What happens in a Will Contest claim (how to contest a Will)

How to contest a Will

1. This blog is an update on our earlier blog following this topic. It should assist in describing what will typically happen in the Will contest claim.

2. There are two general types of Will contest claims. Firstly a claim that a Will is not valid because of problems with its execution (it was not properly signed by the person making the Will in front of two witnesses) and/or secondly because the person making the Will did not or could not have understood what he or she was doing or were “forced” to make a Will they would not otherwise have made. Secondly where a claim for financial provision is made under the Inheritance (Provision for Family and Dependants) Act 1975. I deal with the former rather than the latter here.

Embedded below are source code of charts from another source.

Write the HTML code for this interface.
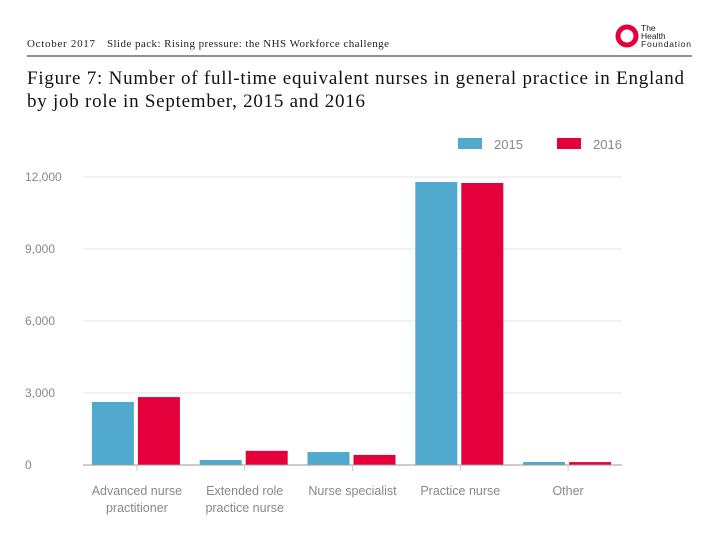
<!DOCTYPE html>
<html><head><meta charset="utf-8"><style>
body{margin:0;background:#fff;width:720px;height:540px;overflow:hidden;font-family:"Liberation Serif",serif}
</style></head><body>
<svg width="720" height="540">
<text x="27" y="47" font-size="11" fill="#222" font-family="Liberation Serif" textLength="68">October 2017</text>
<text x="107" y="47" font-size="11" fill="#222" font-family="Liberation Serif" textLength="282">Slide pack: Rising pressure: the NHS Workforce challenge</text>
<g>
<circle cx="627" cy="36" r="9" fill="none" stroke="#e4003b" stroke-width="5"/>
<text x="641" y="31" font-size="8.5" fill="#222" font-family="Liberation Sans">The</text>
<text x="641" y="39" font-size="8.5" fill="#222" font-family="Liberation Sans">Health</text>
<text x="641" y="47" font-size="8.5" fill="#222" font-family="Liberation Sans" textLength="50">Foundation</text>
</g>
<line x1="27" y1="56" x2="692" y2="56" stroke="#222" stroke-width="1"/>
<text x="27" y="84" font-size="19" fill="#111" font-family="Liberation Serif" textLength="657">Figure 7: Number of full-time equivalent nurses in general practice in England</text>
<text x="27" y="107" font-size="19" fill="#111" font-family="Liberation Serif" textLength="338">by job role in September, 2015 and 2016</text>
<g id="chart" font-family="Liberation Sans"></g>
</svg>
<script>
const categories=[["Advanced nurse","practitioner"],["Extended role","practice nurse"],["Nurse specialist"],["Practice nurse"],["Other"]];
const values2015=[2625,210,540,11790,125];
const values2016=[2830,590,420,11750,120];
const ticks=[0,3000,6000,9000,12000];
const tickLabels=["0","3,000","6,000","9,000","12,000"];
const seriesNames=["2015","2016"];
const colors=["#52a9ce","#e4003b"];
const g=document.getElementById('chart');
const NS="http://www.w3.org/2000/svg";
const x0=83,x1=622,y0=465,y1=177;
const y=v=>y0-(v/12000)*(y0-y1);
const bw=(x1-x0)/categories.length;
function mk(t,a,p){const e=document.createElementNS(NS,t);for(const k in a)e.setAttribute(k,a[k]);(p||g).appendChild(e);return e;}
ticks.forEach((t,i)=>{
  if(t>0){const l=mk('line',{x1:x0,x2:x1,y1:y(t),y2:y(t),stroke:'#e6e6e6','stroke-width':1});
  
  }
  const tx=mk('text',{x:25,y:y(t)+4,'font-size':12,fill:'#888'});tx.textContent=tickLabels[i];
  
  
});
[values2015,values2016].forEach((vals,s)=>{
  vals.forEach((v,i)=>{
    const cx=x0+bw*(i+0.5);
    const bx=s===0?cx-45:cx+1;
    const r=mk('rect',{x:bx,y:y(v),width:42,height:y0-y(v),fill:colors[s]});
    
    
  });
});
const ax=mk('line',{x1:x0,x2:x1,y1:y0,y2:y0,stroke:'#999','stroke-width':1});


categories.forEach((c,i)=>{
  const cx=x0+bw*(i+0.5);
  const tk=mk('line',{x1:cx,x2:cx,y1:y0,y2:y0+6,stroke:'#ccc'});
  
  
  c.forEach((ln,j)=>{
    const t=mk('text',{x:cx,y:495+j*17,'font-size':12.5,fill:'#888','text-anchor':'middle'});t.textContent=ln;
    
    
  });
});
const lx=[458,557];
seriesNames.forEach((n,s)=>{
  const r=mk('rect',{x:lx[s],y:138,width:24,height:11,fill:colors[s]});
  
  
  const t=mk('text',{x:lx[s]+36,y:149,'font-size':13,fill:'#888'});t.textContent=n;
  
  
});
</script>
</body></html>
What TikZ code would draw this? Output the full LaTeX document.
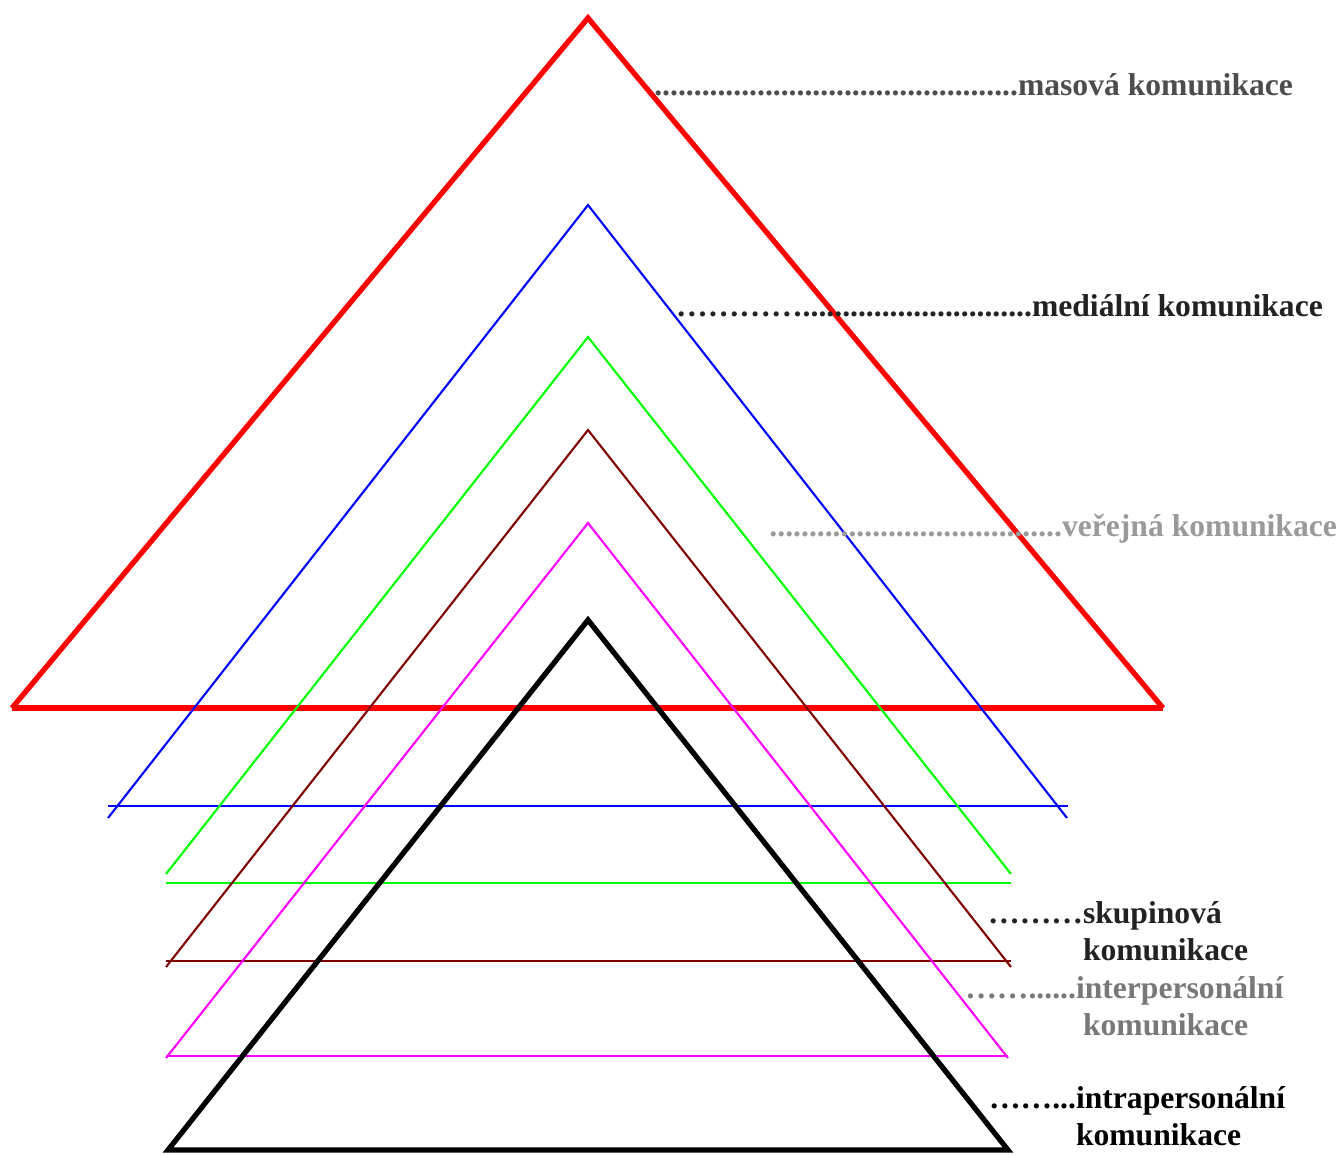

3. What happens then in a claim about the validity of a Will?
(a) If in time, a Caveat is entered which stops the Grant of Probate and thereby the distribution of the estate under the disputed Will
(b) As in most cases there is likely to be a question mark over whether the person making the Will (called the “testator”) had sufficient mental capacity to make it, we will seek copies of his or her medical records and statements from persons who knew her
(c) We will ask treating doctors and nurses for their views
(d) We will seek related records, for instance, Social Services and Carers records and reports
(e) We will draft a letter of claim to include a request for any missing or otherwise unavailable records to include the Will writers file and where appropriate (if the Will has been drafted by a Solicitor) we will ask him or her questions about the formation of the Will which they are obliged to answer!!
(f) There is then likely to follow an exchange of information and/or views and depending on the strength of your claim, it is usually the case that Alternative Dispute Resolution (in other words “without prejudice” negotiations, mediation (“without prejudice” negotiations with a professional facilitator called a “mediator”) will ensue and the claim will be settled
(g) It is sometimes necessary to obtain a report from an independent Psychiatric expert and/or to seek a confirmatory opinion from an experienced Barrister in more protracted claims. Certainly a Barrister’s opinion which is favourable to you will almost always be necessary if it looks like legal proceedings will be required to resolve the dispute and you want to take on insurance to protect you against the risk of losing the claim (ie to persuade insurance underwriters to cover you for the claim) – please note insurance protection (against in effect an adverse costs order) is only necessary where Court proceedings are issued and served. This will not inevitably occur in every case and indeed most cases are resolved before this step is taken.

4. Settlement – a claim is not going to be settled without some “give and take” and whilst you may consider your case to be sufficiently strong not to merit any compromise, this is rarely in fact the case. At the very least the cost of running the claim is likely to be a persuasive factor because in Will contest claims, it is not necessarily the case that the loser will always pay – in other words the estate can become encumbered with the costs of the dispute.